I am currently running into an issue while using 3D flex on cryosparc v4.5.1. When I try running 3D Flex Reconstruction I get this event log:
[CPU: 11.94 GB]
====== Load particle data =======

[CPU: 11.95 GB]
Reading in all particle data on the fly from files…

[CPU: 11.95 GB]
Loading a ParticleStack with 96000 items…

[CPU: 11.95 GB]
SSD cache ACTIVE at /beegfs/scratch/mohilab/cryosparc_cache/instance_mohi-gpu01.lsi.umich.edu:39001 (10 GB reserve) (10 TB quota)
│ Cache usage │ Amount │
│ Total / Usable │ 97.79 TiB / 9.54 TiB │
│ Used / Free │ 5.22 TiB / 4.32 TiB │
│ Hits / Misses │ 238.42 GiB / 0.00 B │
│ Acquired / Required │ 238.42 GiB / 0.00 B │
Progress: [▇▇▇▇▇▇▇▇▇▇▇▇▇▇▇▇▇▇▇▇▇▇▇▇▇▇▇▇▇▇▇▇▇▇▇▇▇▇▇▇▇▇▇▇▇▇▇▇▇▇] 20/20 (100%)
Elapsed: 0h 00m 13s
Active jobs: P263-J677
SSD cache complete for 20 file(s)

[CPU: 12.08 GB]

[CPU: 12.08 GB]
Preparing all particle CTF data…

[CPU: 12.09 GB]
Parameter “Force re-do GS split” was off. Using input split…

[CPU: 12.09 GB]
Split A contains 48000 particles

[CPU: 12.09 GB]
Split B contains 48000 particles

[CPU: 12.09 GB]
Setting up particle poses…

[CPU: 12.10 GB]
====== High resolution flexible refinement =======

[CPU: 12.10 GB]
Max num L-BFGS iterations was set to 20

[CPU: 12.10 GB]
Starting L-BFGS.

[CPU: 12.10 GB]
Reconstructing half-map A

[CPU: 12.10 GB]
Iteration 0 : 47000 / 48000 particles

**** Kill signal sent by CryoSPARC (ID: ) ****

Job is unresponsive - no heartbeat received in 180 seconds.

I also noticed when I looked into the metadata log tab, I saw this alert after multiple lines of sending heartbeats:

/lsi/local/pkg/cryosparc/cryosparc_worker/bin/cryosparcw: line 150: 476151 Segmentation fault (core dumped) python -c “import cryosparc_compute.run as run; run.run()” “$@”

Is this a memory issue?
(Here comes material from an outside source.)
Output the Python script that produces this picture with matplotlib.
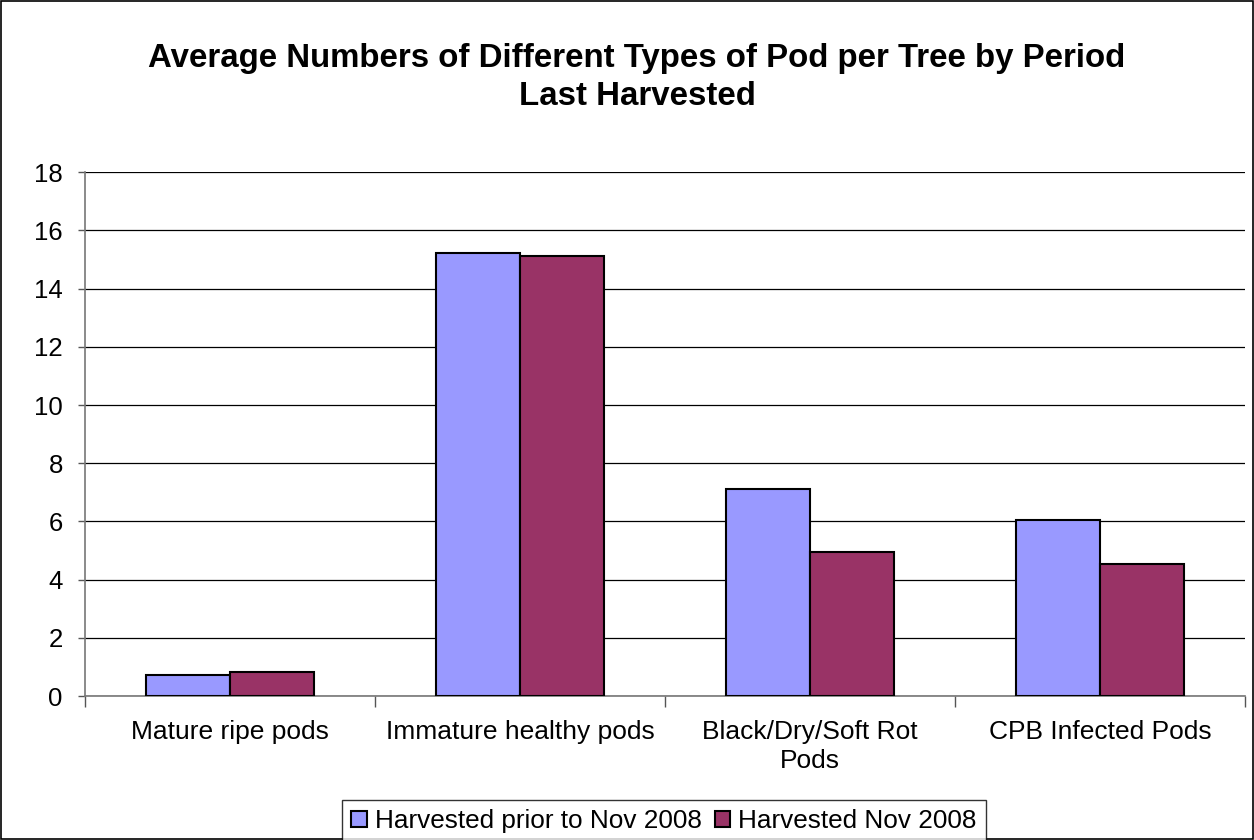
import numpy as np
import matplotlib.pyplot as plt
from matplotlib.patches import Rectangle

plt.rcParams['font.family'] = ['Liberation Sans', 'DejaVu Sans']

categories = ["Mature ripe pods", "Immature healthy pods", "Black/Dry/Soft Rot\nPods", "CPB Infected Pods"]
prior_nov_2008 = [0.72, 15.23, 7.13, 6.04]
nov_2008 = [0.83, 15.11, 4.94, 4.52]
series_names = ["Harvested prior to Nov 2008", "Harvested Nov 2008"]
y_ticks = [0, 2, 4, 6, 8, 10, 12, 14, 16, 18]

fig = plt.figure(figsize=(12.54, 8.4), dpi=100)
ax = fig.add_axes([0.0678, 0.1714, 0.925, 0.6236])

x = np.arange(len(categories))
w = 0.29
ax.bar(x - w / 2, prior_nov_2008, w, color='#9999FF', edgecolor='black', linewidth=1.5,
       label=series_names[0], zorder=3)
ax.bar(x + w / 2, nov_2008, w, color='#993366', edgecolor='black', linewidth=1.5,
       label=series_names[1], zorder=3)

ax.set_xlim(-0.5, len(categories) - 0.5)
ax.set_ylim(0, 18)
ax.set_yticks(y_ticks)
ax.set_yticklabels([str(t) for t in y_ticks], fontsize=18.5)
ax.yaxis.grid(True, color='black', linewidth=0.9, zorder=0)

# category labels centred, tick marks on the boundaries
ax.set_xticks(x)
ax.set_xticklabels(categories, fontsize=19, linespacing=1.3)
ax.tick_params(axis='x', length=0, pad=17)
ax.set_xticks(np.arange(-0.5, len(categories)), minor=True)
ax.tick_params(axis='x', which='minor', length=8, color='#555555', width=1)
ax.tick_params(axis='y', length=5, color='#555555', width=1, pad=11)

for side in ['top', 'right']:
    ax.spines[side].set_visible(False)
ax.spines['left'].set_color('#777777')
ax.spines['bottom'].set_color('#777777')
ax.spines['left'].set_linewidth(1.2)
ax.spines['bottom'].set_linewidth(1.2)

fig.text(0.508, 0.908, "Average Numbers of Different Types of Pod per Tree by Period\nLast Harvested",
         ha='center', va='center', fontsize=23.8, fontweight='bold', linespacing=1.3)

leg = fig.legend(loc='upper center', bbox_to_anchor=(0.5295, 0.0476), ncol=2,
                 fontsize=18.8, frameon=True, fancybox=False, edgecolor='black',
                 handlelength=0.6, handleheight=0.6, handletextpad=0.3, columnspacing=0.5,
                 borderpad=0.35, borderaxespad=0)
leg.get_frame().set_linewidth(1)

fig.patches.append(Rectangle((0.001, 0.001), 0.998, 0.998, transform=fig.transFigure,
                             fill=False, edgecolor='black', linewidth=1.2))

fig.savefig('out.png', dpi=100)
I can see from the documentation: “GPU memory use is relatively limited during training time, but at reconstruction time the GPU must be able to fit at least 2x the size of a volume at the full resolution box size.” If so, are there any work arounds to this, since my particles are relatively large (800 pixels)

A test would be downsample your particles to maybe 200 pixels and test with that stack. If it completes, the box size is the problem. If you’re not close to the sampling limit, you can try downsampling to just beyond your resolution.

So in terms of the 3D flex pipeline, would I just run a downsampling job using the particles from the Flex data prep and then put that particle stack into the flex reconstruction? Or do I need to rerun the downsampled particles through a new Flex data prep and a Flex Train job?

So I did some old fashion trial and error (please let me know if this is correct)…

  1. Using the original particle set, I downsampled them from 800 to 400 pixels

  2. I then reran the Flex Data Prep with training box size 200 (pix), (ie. same as the previous Flex Data Prep and 3D flex training jobs).

  3. Using the previous 3D Flex model from the original Flex training job and the new downsampled Prepared Particles, I ran a new 3D flex reconstruction job.

So far, it looks like its working as it is already at iteration 3. I will let you know how it finishes, but I think you are correct that it was a memory issue due to box size.

Thank you for the help.

Just following up, the job completely ran.

The only question I still have is: Is there any way I can run this job using the original particle stack? Since the final FSC resolution of the Flex Reconstruction job is about the same as the Non-uniform refinement job output that I used as the initial particle stack (~4.5A), I’m not entirely sure if I will see an improvement or not, if it was run with the unbinned data. Any advice is greatly appreciated.